4. Try it for yourself
Ask yourself:
- How long will it take your savings to double at your current return rate? How long will it take to quadruple?
- What happens if you improve that return by 1%? By 2%? by 4%?
- How does inflation (say, 3%) affect that calculation.
Play with the numbers – the difference might surprise you. Not only that, you could also use the Rule of 72 to get a grasp on your cost of debt as well. Imagine you have a credit card with an 18% interest rate. Your outstanding credit card debt is likely to double in 72/18=4 years. This is how quickly high-interest rate debt can balloon. Minimum payments don’t help your cause much. They are designed to keep you from paying down debt.
Drop in a comment if it surprised you! It sure surprised me when I did this the first time.
5. Use the Rule to Set Goals
Instead of saying, “I want $1 million or a $100,000 someday,” use the Rule of 72 to reverse-engineer your goals:
- Example: You want $100,000 in 15 years.
- Expected return: 8%
- 72 ÷ 8 = 9 → money doubles every 9 years
- How much do you need to start with? Around $25,000. It’ll be $50,000 in 9 years, and $100,000 in 18 years.
Visual, concrete milestones feel achievable. The math is approximate, but your brain is motivated by clarity and predictability.

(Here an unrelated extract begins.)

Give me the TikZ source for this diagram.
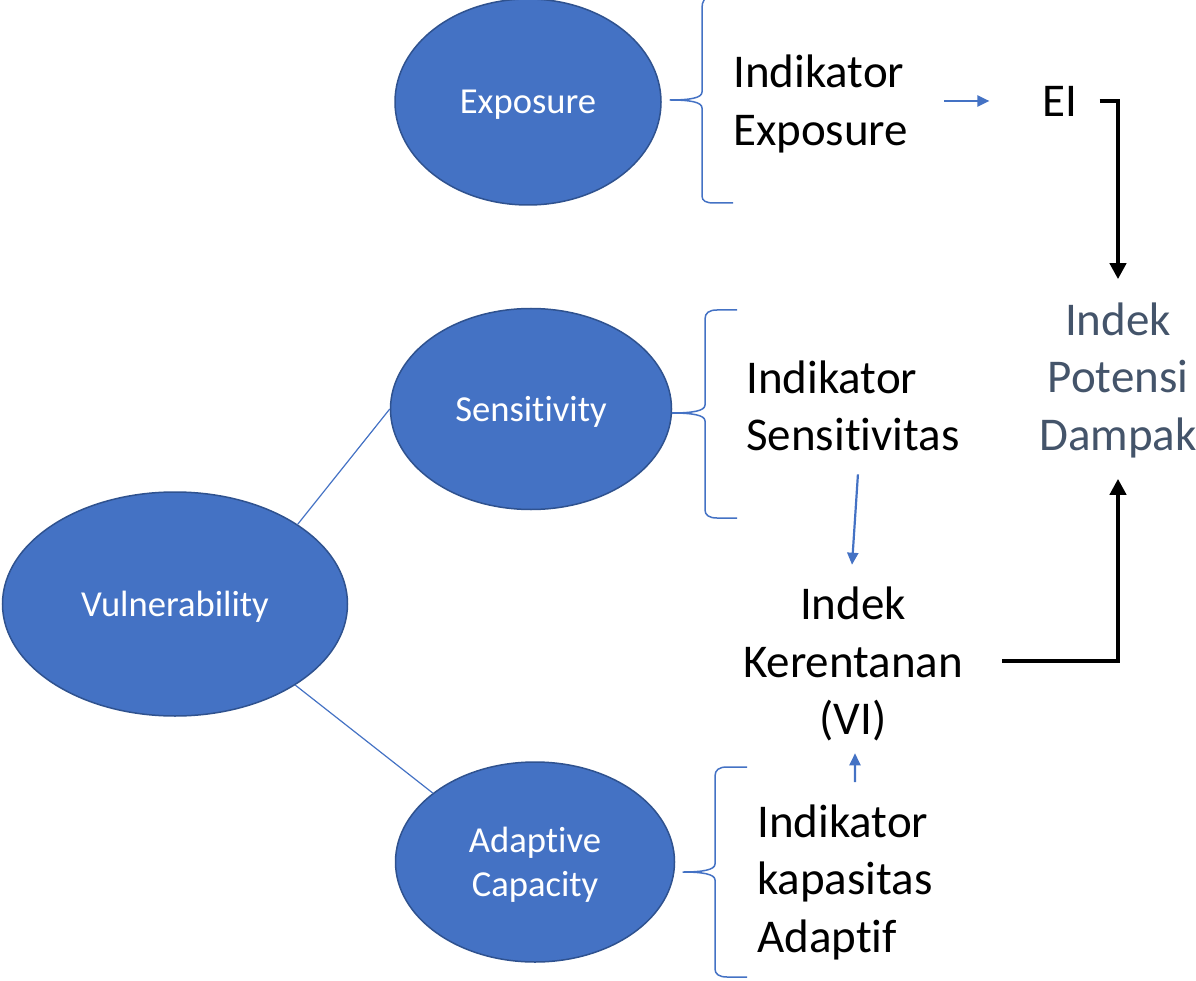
\documentclass[tikz,border=0pt]{standalone}
\usepackage{fontspec}
\setmainfont{Carlito}[Ligatures=NoCommon]
\usetikzlibrary{arrows.meta,shapes.geometric}
\definecolor{accent}{HTML}{4472C4}
\definecolor{rim}{HTML}{2F528F}
\definecolor{slate}{HTML}{44546A}
\begin{document}
\begin{tikzpicture}[x=1pt,y=-1pt,
  bubble/.style={ellipse, fill=accent, draw=rim, line width=1.5pt, inner sep=0pt,
    label={[text=white, font=\fontsize{36.6}{44}\selectfont, align=center,
      inner sep=0pt, yshift=-3pt]center:#1}},
  lbl/.style={font=\fontsize{47}{57.5}\selectfont, inner sep=0pt},
  link/.style={draw=accent, line width=1.2pt},
  brace/.style={draw=accent, line width=1.5pt, line join=round},
  bluearrow/.style={draw=accent, line width=2.2pt, -{Triangle[length=12pt,width=11pt]}},
  blackarrow/.style={draw=black, line width=4pt, -{Triangle[length=16pt,width=16pt]}}]
\useasboundingbox (0,0) rectangle (1196,981);

% ellipses
\node[bubble={Exposure}, minimum width=266pt, minimum height=206pt] (exp) at (528,102) {};
\node[bubble={Sensitivity}, minimum width=281pt, minimum height=201pt] (sen) at (531,409) {};
\node[bubble={Vulnerability}, minimum width=345pt, minimum height=224pt] (vul) at (175,604) {};
\node[bubble={Adaptive\\Capacity}, minimum width=279pt, minimum height=200pt] (ada) at (535,862) {};

% links from vulnerability
\draw[link] (vul.33) -- (sen.west);
\draw[link] (vul.-34) -- (ada.146);

% braces
\draw[brace] (733,-6) -- (714,-5) .. controls (704,-4) and (702,2) .. (702,8)
  -- (702,92) .. controls (702,98) and (690,100) .. (670,100)
  .. controls (690,100) and (702,102) .. (702,108)
  -- (702,196) .. controls (702,201) and (706,203) .. (714,203) -- (733,203);
\draw[brace] (737,310) -- (717,310) .. controls (709,310) and (705,313) .. (705,319)
  -- (705,405) .. controls (705,411) and (692,413) .. (672,413)
  .. controls (692,413) and (705,415) .. (705,421)
  -- (705,510) .. controls (705,515) and (709,518) .. (717,518) -- (737,518);
\draw[brace] (747,767) -- (727,767) .. controls (719,767) and (715,770) .. (715,776)
  -- (715,864) .. controls (715,870) and (702,872) .. (683,872)
  .. controls (702,872) and (715,874) .. (715,880)
  -- (715,969) .. controls (715,974) and (719,977) .. (727,977) -- (747,977);

% text labels
\node[lbl, align=left, anchor=west] (ie) at (733,104) {Indikator\\Exposure};
\node[lbl] (ei) at (1060,101) {EI};
\node[lbl, align=center, text=slate] (ipd) at (1118,380) {Indek\\Potensi\\Dampak};
\node[lbl, align=left, anchor=west] (is) at (746,406) {Indikator\\Sensitivitas};
\node[lbl, align=center] (ik) at (853,664) {Indek\\Kerentanan\\(VI)};
\node[lbl, align=left, anchor=west] (ia) at (757,882) {Indikator\\kapasitas\\Adaptif};

% blue arrows
\draw[bluearrow] ([xshift=-98pt]ei.west) -- ([xshift=-53pt]ei.west);
\draw[bluearrow] ([xshift=5pt,yshift=-23pt]is.south) -- ([xshift=-1pt,yshift=22pt]ik.north);
\draw[bluearrow] ([xshift=10pt,yshift=22pt]ia.north) -- ([xshift=2pt,yshift=-12pt]ik.south);

% black arrows into the impact index
\draw[blackarrow] ([xshift=22pt]ei.east) -| ([yshift=23pt]ipd.north);
\draw[blackarrow] ([xshift=39pt,yshift=3pt]ik.east) -| ([yshift=-21pt]ipd.south);
\end{tikzpicture}
\end{document}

The Rule of 72 may be simple, but it’s one of those lessons I wish I had learned decades earlier. It’s not just math – it’s a mindset. Once you grasp how time and compounding work together, you start to see money not as something you chase, but as something you grow. When you now hear people saying “Don’t just work for money – make money work for you”, remember they are talking about the compounding effects of money. The Rule of 72 is a wake-up call. When you see how fast interest can double debt, you realize how important it is to pay high-interest balance first. It’s also a good reminder that interest works both ways:
In your favor when you invest.
Against you when you borrow.
What if you could double your money not once, but multiple times before retirement? That’s the magic we want you to eventually unlock.